Parent/ Troop Leaders – We are the proud parents of one marvelous daughter. We had hoped to more than one child but a higher power prevented that from happening. With that we’ve entertained the notion of either adopting or volunteering to help young people. Why? Because we have much to share. In 2003 we adopted an abandoned Girl Scout Brownie Troop. Now going on our eight year, we are still together and four are now pursuing their Girl Scout Gold Award, the highest achievement in Girl Scouting. (But that’s a whole other story). The long and the short of it is, “We are interested in helping to empower young people with confidence, self esteem and to teach them that they’re extraordinary just the way they are. When they’re with us we don’t care about hair, make-up or brand named clothing, only them as a person, as an individual person.

Why do they do it? – Some folks we know wonder how or even why we make the time to give so much of ourselves to other people. I guess you could say it’s a calling of sorts. One thing that also bears mentioning here is this; When I was very young, I was interested in hobbies. Two of our neighbors allowed me to spend countless hours in their own respective workshops teaching me about all of the various materials and how to use the machines safely. Always appreciative, I felt absolutely indebted to them 24 p/day. After several months had passed I made a similar statement to both men respectively, “I don’t know how I’ll ever be able to pay you back for all you’ve done.” Their response was virtually identical, “Son, when you grow up, you go out and help teach young people as well. If you do that, then we’re square”, Okay?” Of course I agreed to the arrangement wholeheartedly. (Interestingly, neither one of these men knew the other).

Nowadays we don’t expect anything in return for our volunteer efforts. We always provide environments where kids feel safe, feel good about themselves and hopefully, become success stories in their own futures. Just the same, we are supporters of anyone else who believes in these same kinds of philosophies. With that a particular name comes to mind right away, “Molly Barker”.
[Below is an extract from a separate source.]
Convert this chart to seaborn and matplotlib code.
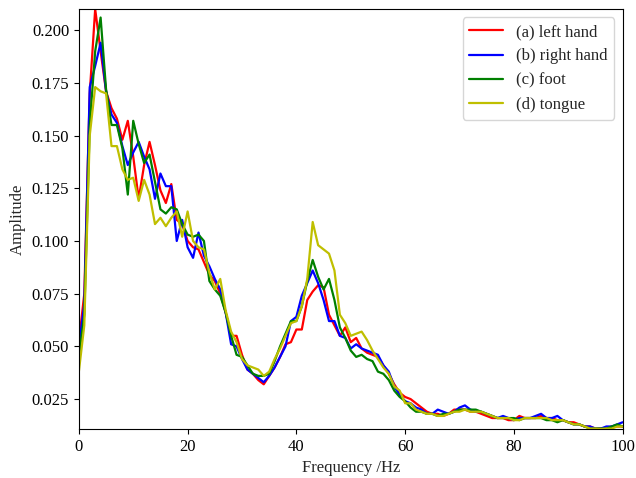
import numpy as np
import pandas as pd
import seaborn as sns
import matplotlib
matplotlib.use("Agg")
import matplotlib.pyplot as plt

# frequency bins (1 Hz resolution)
freq = list(range(0, 101))

left_hand = [
    0.052, 0.075, 0.170, 0.210, 0.190, 0.171, 0.163, 0.158, 0.148, 0.157,
    0.140, 0.120, 0.136, 0.147, 0.136, 0.124, 0.118, 0.127, 0.110, 0.108,
    0.100, 0.097, 0.096, 0.090, 0.084, 0.081, 0.075, 0.066, 0.055, 0.055,
    0.046, 0.039, 0.037, 0.034, 0.032, 0.036, 0.040, 0.045, 0.051, 0.052,
    0.058, 0.058, 0.072, 0.076, 0.079, 0.078, 0.065, 0.060, 0.055, 0.059,
    0.052, 0.054, 0.049, 0.047, 0.046, 0.045, 0.041, 0.037, 0.032, 0.028,
    0.026, 0.025, 0.023, 0.021, 0.019, 0.018, 0.018, 0.017, 0.018, 0.020,
    0.020, 0.020, 0.019, 0.019, 0.018, 0.017, 0.016, 0.016, 0.016, 0.015,
    0.015, 0.017, 0.016, 0.016, 0.016, 0.017, 0.016, 0.016, 0.015, 0.015,
    0.014, 0.014, 0.013, 0.012, 0.012, 0.011, 0.011, 0.011, 0.012, 0.012,
    0.012,
]

right_hand = [
    0.050, 0.070, 0.173, 0.183, 0.194, 0.171, 0.160, 0.156, 0.145, 0.136,
    0.142, 0.147, 0.140, 0.134, 0.120, 0.132, 0.126, 0.126, 0.100, 0.110,
    0.097, 0.092, 0.104, 0.093, 0.088, 0.082, 0.077, 0.066, 0.051, 0.050,
    0.044, 0.039, 0.037, 0.035, 0.033, 0.036, 0.040, 0.045, 0.050, 0.062,
    0.064, 0.074, 0.080, 0.086, 0.080, 0.072, 0.062, 0.062, 0.055, 0.054,
    0.049, 0.051, 0.049, 0.048, 0.047, 0.046, 0.041, 0.038, 0.031, 0.027,
    0.024, 0.023, 0.021, 0.020, 0.018, 0.018, 0.020, 0.019, 0.018, 0.019,
    0.021, 0.022, 0.020, 0.019, 0.019, 0.018, 0.017, 0.016, 0.017, 0.016,
    0.015, 0.016, 0.016, 0.016, 0.017, 0.018, 0.016, 0.016, 0.017, 0.015,
    0.014, 0.013, 0.013, 0.012, 0.012, 0.011, 0.011, 0.012, 0.012, 0.013,
    0.014,
]

foot = [
    0.045, 0.065, 0.155, 0.190, 0.206, 0.172, 0.155, 0.155, 0.144, 0.122,
    0.157, 0.146, 0.137, 0.141, 0.128, 0.115, 0.113, 0.116, 0.115, 0.108,
    0.103, 0.102, 0.103, 0.100, 0.081, 0.077, 0.074, 0.066, 0.055, 0.046,
    0.045, 0.041, 0.037, 0.036, 0.036, 0.037, 0.043, 0.050, 0.056, 0.062,
    0.062, 0.069, 0.081, 0.091, 0.083, 0.077, 0.082, 0.072, 0.059, 0.054,
    0.048, 0.045, 0.046, 0.044, 0.043, 0.038, 0.037, 0.034, 0.029, 0.026,
    0.024, 0.021, 0.019, 0.019, 0.018, 0.018, 0.017, 0.018, 0.018, 0.019,
    0.020, 0.020, 0.020, 0.020, 0.019, 0.018, 0.017, 0.016, 0.016, 0.016,
    0.016, 0.015, 0.016, 0.016, 0.016, 0.016, 0.015, 0.015, 0.014, 0.015,
    0.014, 0.013, 0.013, 0.012, 0.011, 0.011, 0.011, 0.011, 0.012, 0.013,
    0.012,
]

tongue = [
    0.038, 0.060, 0.150, 0.173, 0.171, 0.170, 0.145, 0.145, 0.134, 0.129,
    0.130, 0.119, 0.129, 0.122, 0.108, 0.111, 0.107, 0.111, 0.114, 0.102,
    0.114, 0.100, 0.097, 0.096, 0.085, 0.077, 0.082, 0.067, 0.057, 0.052,
    0.044, 0.041, 0.040, 0.039, 0.036, 0.038, 0.044, 0.049, 0.055, 0.061,
    0.062, 0.069, 0.082, 0.109, 0.098, 0.096, 0.094, 0.086, 0.065, 0.061,
    0.055, 0.056, 0.057, 0.053, 0.048, 0.044, 0.040, 0.037, 0.031, 0.029,
    0.023, 0.023, 0.020, 0.019, 0.018, 0.018, 0.017, 0.017, 0.018, 0.019,
    0.019, 0.020, 0.019, 0.019, 0.019, 0.018, 0.017, 0.016, 0.016, 0.016,
    0.015, 0.015, 0.016, 0.016, 0.016, 0.016, 0.016, 0.015, 0.015, 0.015,
    0.014, 0.013, 0.013, 0.012, 0.011, 0.011, 0.0108, 0.011, 0.011, 0.012,
    0.012,
]

labels = ["(a) left hand", "(b) right hand", "(c) foot", "(d) tongue"]
colors = ["#ff0000", "#0000ff", "#008000", "#bfbf00"]

x_ticks = [0, 20, 40, 60, 80, 100]
y_ticks = [0.025, 0.050, 0.075, 0.100, 0.125, 0.150, 0.175, 0.200]


def build_frame():
    frames = []
    for name, vals in zip(labels, [left_hand, right_hand, foot, tongue]):
        frames.append(pd.DataFrame({"freq": freq, "amp": vals, "task": name}))
    return pd.concat(frames, ignore_index=True)


def main():
    sns.set_style("ticks")
    plt.rcParams["font.family"] = ["Liberation Serif", "DejaVu Serif"]
    plt.rcParams["font.size"] = 12

    df = build_frame()

    fig, ax = plt.subplots(figsize=(6.36, 4.78), dpi=100)
    fig.subplots_adjust(left=0.124, right=0.979, top=0.981, bottom=0.1025)

    sns.lineplot(data=df, x="freq", y="amp", hue="task", palette=colors,
                 linewidth=1.6, ax=ax)

    ax.set_xlim(0, 100)
    ax.set_ylim(0.0108, 0.21)
    ax.set_xticks(x_ticks)
    ax.set_yticks(y_ticks)
    ax.set_yticklabels([f"{t:.3f}" for t in y_ticks])
    ax.tick_params(labelsize=12, colors="black", width=0.8)
    for s in ax.spines.values():
        s.set_color("black")
        s.set_linewidth(0.8)

    ax.set_xlabel("Frequency /Hz", fontsize=12)
    ax.set_ylabel("Amplitude", fontsize=12)

    handles, labs = ax.get_legend_handles_labels()
    ax.legend(handles, labs, loc="upper right", fontsize=12, title=None,
              frameon=True, edgecolor="#cccccc", fancybox=True)

    fig.savefig("out.png", dpi=100)
    plt.close(fig)


if __name__ == "__main__":
    main()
Our one and only daughter participated in Girl’s on the Run (G.O.T.R.). Beginning in my daughter’s 3rd grade year, she joined Girls on the Run. G.O.T.R. is an after school program which takes place a couple of days p/week in the elementary school gym for the most part. http://www.girlsontherun.org/default.html At the time, my wife and I were simply happy that our daughter was getting a little extra exercise and enjoying yet another self-esteem building program. As far as we’re concerned, young people can never get too much positive influence in our world full of make believe.

Several weeks later a local mom later gifted me with Molly Barker’s first book entitled, “Girls on Track”. Link: http://www.girlsontherun.org/mollybarker_sbooks.html#track Admittedly I am a sensitive person to begin with, so it came as no surprise that many of the stories in Molly’s book brought me to tears. Furthermore, the people that know me well say, “If you liked the book Greg, you MUST go see Molly Barker live.” Later we discovered just how right they were.
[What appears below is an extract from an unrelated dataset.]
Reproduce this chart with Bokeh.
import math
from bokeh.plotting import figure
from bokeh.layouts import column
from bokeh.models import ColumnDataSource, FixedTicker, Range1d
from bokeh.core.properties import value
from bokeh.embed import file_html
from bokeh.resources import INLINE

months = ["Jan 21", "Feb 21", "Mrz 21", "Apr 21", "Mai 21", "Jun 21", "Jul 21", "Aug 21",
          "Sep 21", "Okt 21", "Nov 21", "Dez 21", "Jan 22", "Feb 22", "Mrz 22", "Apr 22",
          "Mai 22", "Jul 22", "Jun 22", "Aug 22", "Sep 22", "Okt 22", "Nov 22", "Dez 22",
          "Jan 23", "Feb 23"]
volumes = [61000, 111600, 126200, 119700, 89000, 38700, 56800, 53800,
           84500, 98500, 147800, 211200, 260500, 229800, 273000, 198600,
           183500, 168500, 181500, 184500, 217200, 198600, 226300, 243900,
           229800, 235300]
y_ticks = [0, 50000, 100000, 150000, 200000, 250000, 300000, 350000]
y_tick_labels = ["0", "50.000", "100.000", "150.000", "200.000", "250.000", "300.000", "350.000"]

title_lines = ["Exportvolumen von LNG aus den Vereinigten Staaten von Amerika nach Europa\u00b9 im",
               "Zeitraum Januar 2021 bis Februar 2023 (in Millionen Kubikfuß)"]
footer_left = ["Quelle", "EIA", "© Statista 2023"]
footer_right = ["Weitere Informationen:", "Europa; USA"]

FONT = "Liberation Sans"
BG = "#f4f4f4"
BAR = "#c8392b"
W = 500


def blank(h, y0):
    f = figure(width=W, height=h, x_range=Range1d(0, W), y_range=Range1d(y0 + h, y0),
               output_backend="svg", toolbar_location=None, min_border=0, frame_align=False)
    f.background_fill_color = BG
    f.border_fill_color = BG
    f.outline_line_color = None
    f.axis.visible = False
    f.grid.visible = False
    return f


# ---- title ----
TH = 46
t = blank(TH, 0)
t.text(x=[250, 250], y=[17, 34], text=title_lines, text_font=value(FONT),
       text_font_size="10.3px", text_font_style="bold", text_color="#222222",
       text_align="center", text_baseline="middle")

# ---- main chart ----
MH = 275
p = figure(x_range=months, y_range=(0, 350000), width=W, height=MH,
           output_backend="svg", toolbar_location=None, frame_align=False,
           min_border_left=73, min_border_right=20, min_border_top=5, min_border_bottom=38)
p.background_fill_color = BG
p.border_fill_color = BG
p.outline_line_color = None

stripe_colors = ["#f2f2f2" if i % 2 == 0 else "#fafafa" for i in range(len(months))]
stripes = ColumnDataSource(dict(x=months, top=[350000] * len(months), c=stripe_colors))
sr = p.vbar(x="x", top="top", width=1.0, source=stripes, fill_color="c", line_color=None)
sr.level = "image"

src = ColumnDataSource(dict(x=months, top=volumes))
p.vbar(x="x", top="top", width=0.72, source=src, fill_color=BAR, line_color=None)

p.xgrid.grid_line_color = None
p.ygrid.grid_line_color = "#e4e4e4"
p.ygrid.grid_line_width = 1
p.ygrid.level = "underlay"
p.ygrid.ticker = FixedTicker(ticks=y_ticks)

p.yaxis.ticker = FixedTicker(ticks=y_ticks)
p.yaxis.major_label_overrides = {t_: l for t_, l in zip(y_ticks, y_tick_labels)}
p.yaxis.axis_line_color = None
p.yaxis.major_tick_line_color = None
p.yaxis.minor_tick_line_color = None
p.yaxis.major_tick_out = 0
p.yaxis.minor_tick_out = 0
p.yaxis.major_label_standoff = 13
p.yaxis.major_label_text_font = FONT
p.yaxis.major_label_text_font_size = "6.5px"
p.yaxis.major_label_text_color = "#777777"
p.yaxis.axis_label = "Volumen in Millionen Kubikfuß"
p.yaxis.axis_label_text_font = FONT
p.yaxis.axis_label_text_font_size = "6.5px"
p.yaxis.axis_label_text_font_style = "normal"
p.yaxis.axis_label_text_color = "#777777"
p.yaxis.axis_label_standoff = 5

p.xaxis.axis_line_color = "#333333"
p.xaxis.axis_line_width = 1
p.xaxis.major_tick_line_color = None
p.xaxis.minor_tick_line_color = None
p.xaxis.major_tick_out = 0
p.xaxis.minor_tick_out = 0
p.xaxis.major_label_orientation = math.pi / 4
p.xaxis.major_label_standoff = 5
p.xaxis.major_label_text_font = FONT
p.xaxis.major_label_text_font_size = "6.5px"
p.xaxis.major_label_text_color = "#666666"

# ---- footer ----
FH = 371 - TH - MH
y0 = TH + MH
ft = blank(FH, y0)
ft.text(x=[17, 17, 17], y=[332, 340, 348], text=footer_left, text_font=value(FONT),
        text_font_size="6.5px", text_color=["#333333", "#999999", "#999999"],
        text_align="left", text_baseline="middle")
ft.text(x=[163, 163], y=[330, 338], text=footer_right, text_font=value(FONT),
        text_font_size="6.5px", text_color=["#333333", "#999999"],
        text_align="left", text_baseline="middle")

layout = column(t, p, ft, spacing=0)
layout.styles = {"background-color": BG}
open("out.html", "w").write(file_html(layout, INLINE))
My wife and I enjoyed the opportunity to meet Molly Barker for the first time in 2006. The meeting was brief with not much more that a handshake and picture pose during a 5K event. Nevertheless, we recognized a solid connection when looking into in Molly’s eyes that made us realize that we’re both on the very same page. In the days to follow I became deeply inspired to make a fully edited movie about my daughter’s Girls on the Run experience. Later we mailed a copy to Molly and she too was deeply moved. The next year I made a second movie about the program, but this time not just for my daughter’s collection, but all of the team’s families as well. The DVD was very well received. Anymore, in communicating with Molly and her Girls on the Run program, we always refer to our family as being, “3 of her biggest fans”.

“Girls on the Run is so much fun!” Just ask my daughter and she’ll tell you ALL about it!

#2 daviddstoker on 11.22.10 at 8:21 pm

Thanks for coming by Greg, happy to let you promote Molly Barker and Girls on the Run; great vision, mission and movement.